How MeetStream fits in
MeetStream provides the bot infrastructure, webhook delivery, transcription pipeline, and artifact storage so you don't have to build any of those layers. The API surface is intentionally small: one endpoint to create bots, one to remove them, one to fetch transcripts. The same bot works for Zoom, Google Meet, and Teams with the same request structure. If you're building recording functionality across multiple platforms, maintaining one integration is significantly simpler than three.
Conclusion
The Zoom recording bot API provides a programmatic path to meeting recordings without requiring host account credentials or Zoom Marketplace approval. The full flow is: POST create_bot with callback_url, handle five webhook events (joining, inmeeting, stopped, audio.processed, transcription.processed), and GET the transcript using the transcript_id. The Python implementation above covers all edge cases including waiting room timeouts, host removals, and infrastructure errors. Use custom_attributes to correlate bot sessions with your own data model from the start.
Get started free at meetstream.ai or see the full API reference at docs.meetstream.ai.
Frequently Asked Questions
How does the Zoom recording bot API differ from the Zoom Cloud Recording API?
Zoom's Cloud Recording API requires host account credentials and admin-level Zoom access for each account you want to retrieve recordings from. A recording bot joins the meeting as a participant and captures audio and video directly, without needing access to the host's Zoom account. This makes the bot approach practical for recording meetings across many different Zoom accounts that you don't control.
What webhook events fire during a Zoom recording bot session?
Five events fire in sequence: bot.joining when the bot enters the waiting room, bot.inmeeting when the bot is admitted and recording begins, bot.stopped when the meeting ends (check bot_status for reason), audio.processed when the audio file is ready for download, and transcription.processed when the transcript is complete.

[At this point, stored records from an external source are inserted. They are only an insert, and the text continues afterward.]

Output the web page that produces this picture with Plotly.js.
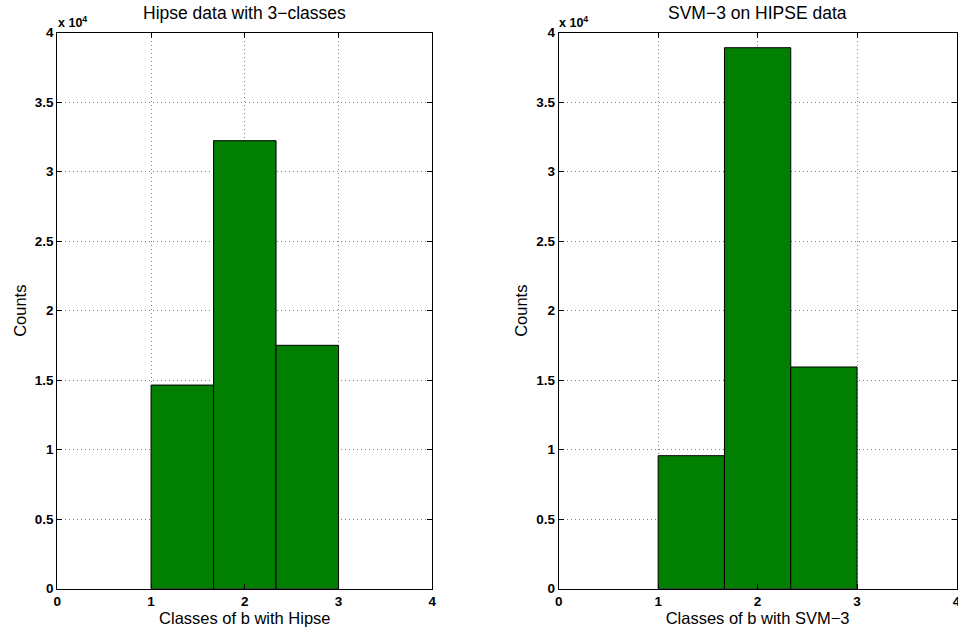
<!DOCTYPE html>
<html>
<head>
<meta charset="utf-8">
<script src="https://cdn.plot.ly/plotly-3.0.1.min.js"></script>
<style>html,body{margin:0;padding:0;background:#fff;}#chart{width:958px;height:632px;}</style>
</head>
<body>
<div id="chart"></div>
<script>
// Histogram bin edges (shared by both panels)
const binEdges = [1, 1.6667, 2.3333, 3];
// Counts per class
const hipseCounts = [14650, 32230, 17510];
const svmCounts = [9570, 38920, 15950];
// Tick labels
const xTickVals = [0, 1, 2, 3, 4];
const yTickVals = [0, 5000, 10000, 15000, 20000, 25000, 30000, 35000, 40000];
const yTickText = ['0', '0.5', '1', '1.5', '2', '2.5', '3', '3.5', '4'];
const titles = ['Hipse data with 3\u2212classes', 'SVM\u22123 on HIPSE data'];
const xTitles = ['Classes of b with Hipse', 'Classes of b with SVM\u22123'];

const centers = binEdges.slice(0, -1).map((e, i) => (e + binEdges[i + 1]) / 2);
const widths = binEdges.slice(0, -1).map((e, i) => binEdges[i + 1] - e);

const barStyle = {color: '#007f00', line: {color: '#000', width: 1}};
const traces = [
  {type: 'bar', x: centers, y: hipseCounts, width: widths, marker: barStyle, xaxis: 'x', yaxis: 'y', hoverinfo: 'x+y'},
  {type: 'bar', x: centers, y: svmCounts, width: widths, marker: barStyle, xaxis: 'x2', yaxis: 'y2', hoverinfo: 'x+y'}
];

const font = 'Liberation Sans, Arial, Helvetica, sans-serif';
const tickFont = {family: font, size: 13.5, color: '#000', weight: 'bold'};
const labelFont = {family: font, size: 16.5, color: '#000'};
function xaxis(domain, title, anchor) {
  return {
    domain: domain, anchor: anchor, range: [0, 4], tickvals: xTickVals, ticktext: xTickVals.map(String),
    ticks: 'inside', ticklen: 5, tickcolor: '#000', showline: true, linecolor: '#000', linewidth: 1, mirror: 'ticks',
    showgrid: true, gridcolor: '#808080', griddash: '1px,3px', gridwidth: 1, zeroline: false,
    tickfont: tickFont, ticklabelstandoff: 0, ticklabeloverflow: 'allow',
    title: {text: title, font: labelFont, standoff: 0},
    automargin: false, fixedrange: true
  };
}
function yaxis(domain, anchor) {
  return {
    domain: domain, anchor: anchor, range: [0, 40000], tickvals: yTickVals, ticktext: yTickText,
    ticks: 'inside', ticklen: 5, tickcolor: '#000', showline: true, linecolor: '#000', linewidth: 1, mirror: 'ticks',
    showgrid: true, gridcolor: '#808080', griddash: '1px,3px', gridwidth: 1, zeroline: false,
    tickfont: tickFont, ticklabeloverflow: 'allow',
    title: {text: 'Counts', font: labelFont, standoff: 4},
    automargin: false, fixedrange: true
  };
}
const yDom = [1 - 588.7 / 632, 1 - 32.7 / 632];
const xDom1 = [57.3 / 958, 432.3 / 958];
const xDom2 = [558.7 / 958, 956.5 / 958];

const layout = {
  width: 958, height: 632,
  margin: {l: 0, r: 0, t: 0, b: 0},
  paper_bgcolor: '#fff', plot_bgcolor: '#fff',
  showlegend: false, bargap: 0,
  font: {family: font, color: '#000'},
  xaxis: xaxis(xDom1, xTitles[0], 'y'),
  yaxis: yaxis(yDom, 'x'),
  xaxis2: xaxis(xDom2, xTitles[1], 'y2'),
  yaxis2: yaxis(yDom, 'x2'),
  annotations: [
    {text: titles[0], xref: 'paper', yref: 'paper', x: (xDom1[0] + xDom1[1]) / 2, y: 1 - 13 / 632, xanchor: 'center', yanchor: 'middle', showarrow: false, font: {family: font, size: 17.5, color: '#000'}},
    {text: titles[1], xref: 'paper', yref: 'paper', x: (xDom2[0] + xDom2[1]) / 2, y: 1 - 13 / 632, xanchor: 'center', yanchor: 'middle', showarrow: false, font: {family: font, size: 17.5, color: '#000'}},
    {text: '<b>x 10<sup>4</sup></b>', xref: 'paper', yref: 'paper', x: 56 / 958, y: 1 - 22 / 632, xanchor: 'left', yanchor: 'middle', showarrow: false, font: {family: font, size: 12.5, color: '#000'}},
    {text: '<b>x 10<sup>4</sup></b>', xref: 'paper', yref: 'paper', x: 557 / 958, y: 1 - 22 / 632, xanchor: 'left', yanchor: 'middle', showarrow: false, font: {family: font, size: 12.5, color: '#000'}}
  ]
};

Plotly.newPlot('chart', traces, layout, {displayModeBar: false, staticPlot: true});
</script>
</body>
</html>
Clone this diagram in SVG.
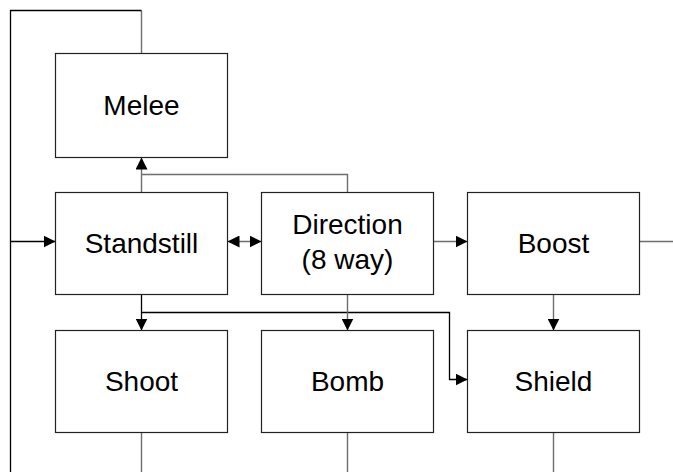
<svg xmlns="http://www.w3.org/2000/svg" width="673" height="472" viewBox="0 0 673 472">
  <defs>
    <marker id="arrow" viewBox="0 0 12 12" markerWidth="12" markerHeight="12" markerUnits="userSpaceOnUse" refX="12" refY="6" orient="auto-start-reverse">
      <path d="M0,0 L12,6 L0,12 z" fill="#000"/>
    </marker>
  </defs>
  <style>
    .box { fill: #fff; stroke: #222; stroke-width: 1.2; }
    .label { font-family: "Liberation Sans", Arial, sans-serif; font-size: 28px; fill: #000; text-anchor: middle; }
    .dark { fill: none; stroke: #000; stroke-width: 1.3; }
    .grey { fill: none; stroke: #6e6e6e; stroke-width: 1.4; }
  </style>
  <rect width="673" height="472" fill="#fff"/>

  <g id="connectors">
    <!-- outer feedback loop back into Standstill -->
    <path class="grey" d="M141.5 53.5 V10.5"/>
    <path class="dark" d="M141.5 10.5 H10.5 V472"/>
    <path class="dark" d="M10.5 241.5 H55.5" marker-end="url(#arrow)"/>
    <!-- Standstill / Direction to Melee -->
    <path class="grey" d="M141.5 192.5 V157.5" marker-end="url(#arrow)"/>
    <path class="grey" d="M347.5 192.5 V174.5 H141.5"/>
    <!-- middle row -->
    <path class="grey" d="M227.5 241.5 H261.5" marker-start="url(#arrow)" marker-end="url(#arrow)"/>
    <path class="grey" d="M433.5 241.5 H467.5" marker-end="url(#arrow)"/>
    <path class="grey" d="M639.5 241.5 H673"/>
    <!-- down to the action row -->
    <path class="dark" d="M141.5 294.5 V330.5" marker-end="url(#arrow)"/>
    <path class="dark" d="M141.5 312.5 H449.5 V379.5 H467.5" marker-end="url(#arrow)"/>
    <path class="grey" d="M347.5 294.5 V330.5" marker-end="url(#arrow)"/>
    <path class="grey" d="M553.5 294.5 V330.5" marker-end="url(#arrow)"/>
    <!-- exits below the action row -->
    <path class="grey" d="M141.5 432.5 V472 M347.5 432.5 V472 M553.5 432.5 V472"/>
  </g>

  <g id="melee">
    <rect class="box" x="55.5" y="53.5" width="172" height="104"/>
    <text class="label" x="141.5" y="114.5">Melee</text>
  </g>
  <g id="standstill">
    <rect class="box" x="55.5" y="192.5" width="172" height="102"/>
    <text class="label" x="141.5" y="253">Standstill</text>
  </g>
  <g id="direction">
    <rect class="box" x="261.5" y="192.5" width="172" height="102"/>
    <text class="label" x="347.5" y="234">Direction</text>
    <text class="label" x="347.5" y="268.5">(8 way)</text>
  </g>
  <g id="boost">
    <rect class="box" x="467.5" y="192.5" width="172" height="102"/>
    <text class="label" x="553.5" y="253">Boost</text>
  </g>
  <g id="shoot">
    <rect class="box" x="55.5" y="330.5" width="172" height="102"/>
    <text class="label" x="141.5" y="391">Shoot</text>
  </g>
  <g id="bomb">
    <rect class="box" x="261.5" y="330.5" width="172" height="102"/>
    <text class="label" x="347.5" y="391">Bomb</text>
  </g>
  <g id="shield">
    <rect class="box" x="467.5" y="330.5" width="172" height="102"/>
    <text class="label" x="553.5" y="391">Shield</text>
  </g>
</svg>
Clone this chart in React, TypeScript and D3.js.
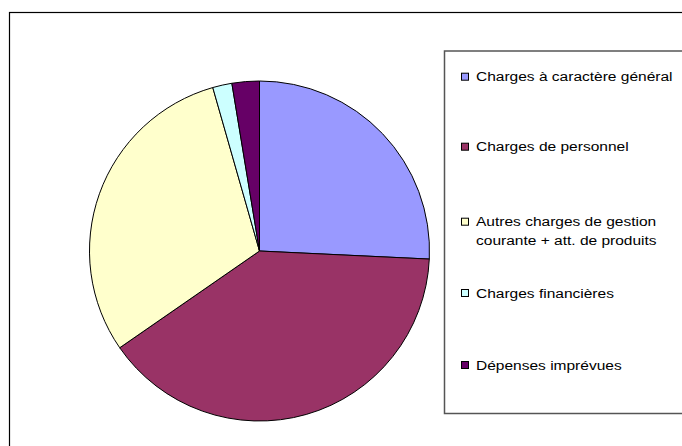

Build your webhook handler to respond to each event in the sequence rather than polling the API.
How do I retrieve the transcript from a Zoom recording bot?
Wait for the transcription.processed webhook event, then call GET /api/v1/transcript/{transcript_id}/get_transcript with your API key. The transcript_id is returned in the initial create_bot response and is also present in all webhook payloads. The response includes speaker-attributed segments with timestamps. Do not poll this endpoint before receiving the transcription.processed event.

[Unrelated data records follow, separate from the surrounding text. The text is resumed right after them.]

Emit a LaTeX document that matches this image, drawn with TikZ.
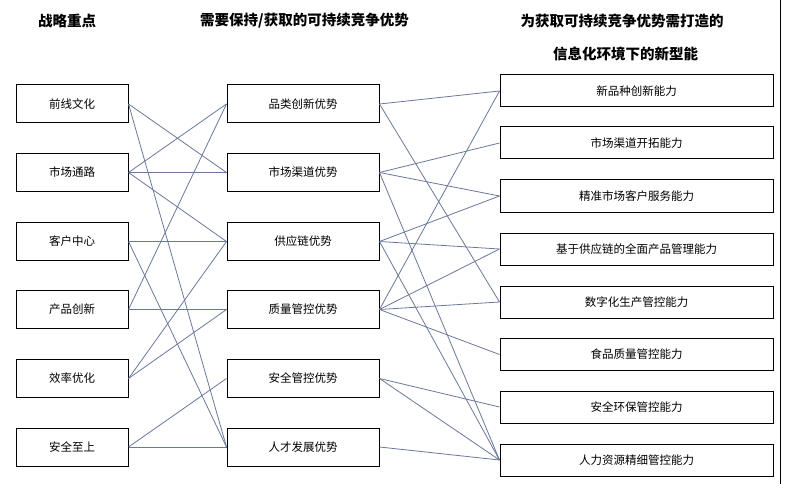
\documentclass[tikz,border=0pt]{standalone}
\usepackage{fontspec}
\setmainfont{Noto Sans CJK SC}
\definecolor{linkc}{RGB}{105,120,155}
\begin{document}
\begin{tikzpicture}[x=1pt,y=-1pt,
  boxs/.style={draw=black,line width=1pt,inner sep=0pt,font=\fontsize{11.5}{12}\selectfont},
  lbox/.style={boxs,minimum width=112pt,minimum height=38pt},
  mbox/.style={boxs,minimum width=152pt,minimum height=38pt},
  rbox/.style={boxs,minimum width=273pt,minimum height=32pt},
  head/.style={font=\fontsize{14.5}{15}\selectfont\bfseries,inner sep=0pt},
  link/.style={draw=linkc,line width=0.8pt}]
\useasboundingbox (0,0) rectangle (792,497);
\fill[white] (0,0) rectangle (792,497);
% headers
\node[head] (h1) at (67,21) {战略重点};
\node[head] (h2) at (304.5,21) {需要保持/获取的可持续竞争优势};
\node[head] (h3) at (622,21) {为获取可持续竞争优势需打造的};
\node[head] (h4) at (625.5,54) {信息化环境下的新型能};
% left column
\node[lbox] (L1) at (72,104) {前线文化};
\node[lbox] (L2) at (72,172.5) {市场通路};
\node[lbox] (L3) at (72,241.5) {客户中心};
\node[lbox] (L4) at (72,309.5) {产品创新};
\node[lbox] (L5) at (72,378.5) {效率优化};
\node[lbox] (L6) at (72,447) {安全至上};
% middle column
\node[mbox] (M1) at (303,104) {品类创新优势};
\node[mbox] (M2) at (303,172.5) {市场渠道优势};
\node[mbox] (M3) at (303,241.5) {供应链优势};
\node[mbox] (M4) at (303,309.5) {质量管控优势};
\node[mbox] (M5) at (303,378.5) {安全管控优势};
\node[mbox] (M6) at (303,447) {人才发展优势};
% right column
\node[rbox] (R1) at (636.5,91) {新品种创新能力};
\node[rbox] (R2) at (636.5,143) {市场渠道开拓能力};
\node[rbox] (R3) at (636.5,196) {精准市场客户服务能力};
\node[rbox] (R4) at (636.5,249) {基于供应链的全面产品管理能力};
\node[rbox] (R5) at (636.5,302) {数字化生产管控能力};
\node[rbox] (R6) at (636.5,354.5) {食品质量管控能力};
\node[rbox] (R7) at (636.5,407) {安全环保管控能力};
\node[rbox] (R8) at (636.5,460) {人力资源精细管控能力};
% left -> middle
\foreach \a/\b in {L1/M2,L1/M6,L2/M1,L2/M2,L2/M3,L3/M3,L3/M6,L4/M1,L4/M4,L5/M3,L5/M4,L6/M5,L6/M6}
  \draw[link] (\a.east) -- (\b.west);
% middle -> right
\foreach \a/\b in {M1/R1,M1/R5,M2/R2,M2/R3,M2/R8,M3/R3,M3/R4,M3/R8,M4/R1,M4/R4,M4/R5,M4/R6,M5/R7,M5/R8,M6/R8}
  \draw[link] (\a.east) -- (\b.west);
% right border line
\coordinate (e1) at (780.5,0);
\coordinate (e2) at (780.5,484);
\draw[black,line width=1.2pt] (e1) -- (e2);
\end{tikzpicture}
\end{document}
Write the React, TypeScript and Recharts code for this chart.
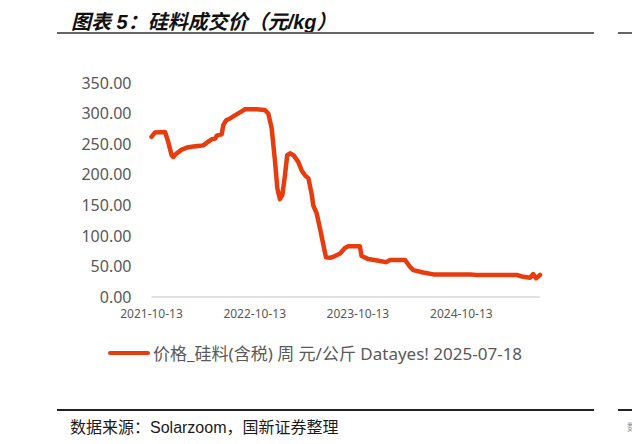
import React from 'react';
import { LineChart, Line, XAxis, YAxis, Legend } from 'recharts';

// weekly silicon price readings (yuan/kg)
const dates = [
  '2021-10-13', '2021-10-25', '2021-11-30', '2021-12-11', '2021-12-23', '2021-12-29',
  '2022-01-10', '2022-01-28', '2022-02-20', '2022-03-10', '2022-03-28', '2022-04-14',
  '2022-05-02', '2022-05-14', '2022-05-26', '2022-06-01', '2022-06-18', '2022-06-24',
  '2022-07-04', '2022-07-18', '2022-08-04', '2022-08-22', '2022-09-09', '2022-10-20',
  '2022-11-18', '2022-11-30', '2022-12-12', '2022-12-24', '2023-01-01', '2023-01-10',
  '2023-01-19', '2023-01-28', '2023-02-05', '2023-02-15', '2023-02-27', '2023-03-16',
  '2023-03-28', '2023-04-09', '2023-04-21', '2023-05-03', '2023-05-08', '2023-05-20',
  '2023-06-01', '2023-06-13', '2023-06-22', '2023-07-06', '2023-07-24', '2023-08-11',
  '2023-08-28', '2023-09-09', '2023-10-20', '2023-10-26', '2023-11-19', '2023-12-30',
  '2024-01-20', '2024-02-04', '2024-03-28', '2024-04-14', '2024-04-26', '2024-05-31',
  '2024-07-06', '2024-11-13', '2024-12-06', '2025-04-27', '2025-05-20', '2025-06-13',
  '2025-06-24', '2025-07-04', '2025-07-18',
];

const prices = [
  262, 269, 270, 254, 232, 229,
  235, 241, 245, 246, 247, 248,
  254, 258, 259, 264, 266, 281,
  289, 292, 297, 302, 307, 307,
  306, 300, 276, 221, 178, 160,
  167, 199, 232, 235, 232, 221,
  207, 199, 194, 167, 150, 137,
  112, 85, 65, 64, 67, 71,
  80, 83, 83, 67, 62, 59,
  57, 60.5, 60.5, 49.5, 44, 40,
  37, 37, 36, 36, 33, 31.5,
  37.5, 30.5, 36,
];

const xTicks = ['2021-10-13', '2022-10-13', '2023-10-13', '2024-10-13'];
const yTicks = [0, 50, 100, 150, 200, 250, 300, 350];
const seriesName = '价格_硅料(含税) 周 元/公斤 Datayes! 2025-07-18';

const toTs = (d: string) => Date.parse(d + 'T00:00:00Z');
const pad = (n: number) => String(n).padStart(2, '0');
const fmtDate = (t: number) => {
  const d = new Date(t);
  return `${d.getUTCFullYear()}-${pad(d.getUTCMonth() + 1)}-${pad(d.getUTCDate())}`;
};

const data = dates.map((d, i) => ({ t: toTs(d), price: prices[i] }));

const LINE_COLOR = '#e83c0e';
const TEXT_GRAY = '#595959';

function LegendContent(props: any) {
  const item = (props.payload || [])[0];
  if (!item) return null;
  return (
    <div style={{ display: 'flex', alignItems: 'center' }}>
      <div style={{ width: 42, height: 4, borderRadius: 2, background: item.color, marginRight: 3 }} />
      <span style={{ color: TEXT_GRAY, fontSize: 17, whiteSpace: 'nowrap', fontFamily: '"Noto Sans", "Noto Sans CJK SC", sans-serif' }}>
        {item.value}
      </span>
    </div>
  );
}

export default function App() {
  return (
    <div
      style={{
        position: 'absolute',
        left: 0,
        top: 0,
        width: 632,
        height: 444,
        background: '#fff',
        overflow: 'hidden',
        fontFamily: '"Noto Sans", "Noto Sans CJK SC", sans-serif',
      }}
    >
      {/* title */}
      <div
        style={{
          position: 'absolute',
          left: 71,
          top: 6,
          fontSize: 20,
          fontWeight: 700,
          fontStyle: 'italic',
          color: '#111',
          whiteSpace: 'nowrap',
          fontFamily: '"Liberation Sans", "Noto Sans CJK SC", sans-serif',
        }}
      >
        图表 5：硅料成交价（元/kg）
      </div>
      <div style={{ position: 'absolute', left: 57, top: 32, width: 537, height: 2, background: '#666' }} />
      <div style={{ position: 'absolute', left: 618, top: 32, width: 14, height: 2, background: '#666' }} />

      <LineChart
        width={632}
        height={444}
        data={data}
        margin={{ top: 83, right: 92, bottom: 0, left: 0 }}
      >
        <XAxis
          dataKey="t"
          type="number"
          domain={[toTs('2021-10-13'), toTs('2025-07-18')]}
          ticks={xTicks.map(toTs)}
          interval={0}
          tickFormatter={fmtDate}
          tickLine={false}
          tickSize={0}
          tickMargin={12}
          axisLine={{ stroke: '#d9d9d9', strokeWidth: 1.5 }}
          tick={{ fill: TEXT_GRAY, fontSize: 12 }}
          height={147}
        />
        <YAxis
          domain={[0, 350]}
          ticks={yTicks}
          interval={0}
          width={151.5}
          tickFormatter={(v: number) => v.toFixed(2)}
          axisLine={false}
          tickLine={false}
          tickSize={0}
          tickMargin={20}
          tick={{ fill: TEXT_GRAY, fontSize: 16 }}
        />
        <Legend
          content={LegendContent}
          layout="horizontal"
          verticalAlign="middle"
          align="center"
          wrapperStyle={{ position: 'absolute', left: 108, top: 340, width: 'auto', bottom: 'auto' }}
        />
        <Line
          type="linear"
          dataKey="price"
          name={seriesName}
          stroke={LINE_COLOR}
          strokeWidth={4.5}
          strokeLinejoin="round"
          strokeLinecap="round"
          dot={false}
          isAnimationActive={false}
        />
      </LineChart>

      {/* source footer */}
      <div style={{ position: 'absolute', left: 57, top: 409, width: 537, height: 1.5, background: '#222' }} />
      <div style={{ position: 'absolute', left: 618, top: 409, width: 14, height: 1.5, background: '#222' }} />
      <div
        style={{
          position: 'absolute',
          left: 70,
          top: 414,
          fontSize: 16,
          color: '#1a1a1a',
          whiteSpace: 'nowrap',
          fontFamily: '"Liberation Sans", "Noto Sans CJK SC", sans-serif',
        }}
      >
        数据来源：Solarzoom，国新证券整理
      </div>
      <div style={{ position: 'absolute', left: 627, top: 419, fontSize: 10, color: '#999', fontFamily: '"Noto Sans CJK SC", sans-serif' }}>
        数
      </div>
    </div>
  );
}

Can I record just audio without video from a Zoom meeting?
Yes. Set video_required to false in the create_bot request. This captures audio only, skips video processing, and reduces both processing time and storage. For transcription-focused use cases like sales coaching or meeting notes, audio-only recording is the recommended configuration. You'll receive audio.processed and transcription.processed events but not video.processed.
What happens if the Zoom recording bot is removed from the meeting?
If the host removes the bot, the bot.stopped webhook fires with bot_status set to Denied. The recording covers the time from when the bot joined (bot.inmeeting) to when it was removed. Audio and transcription processing proceed normally for the recorded portion, so you'll still receive audio.processed and transcription.processed for whatever was captured before the removal.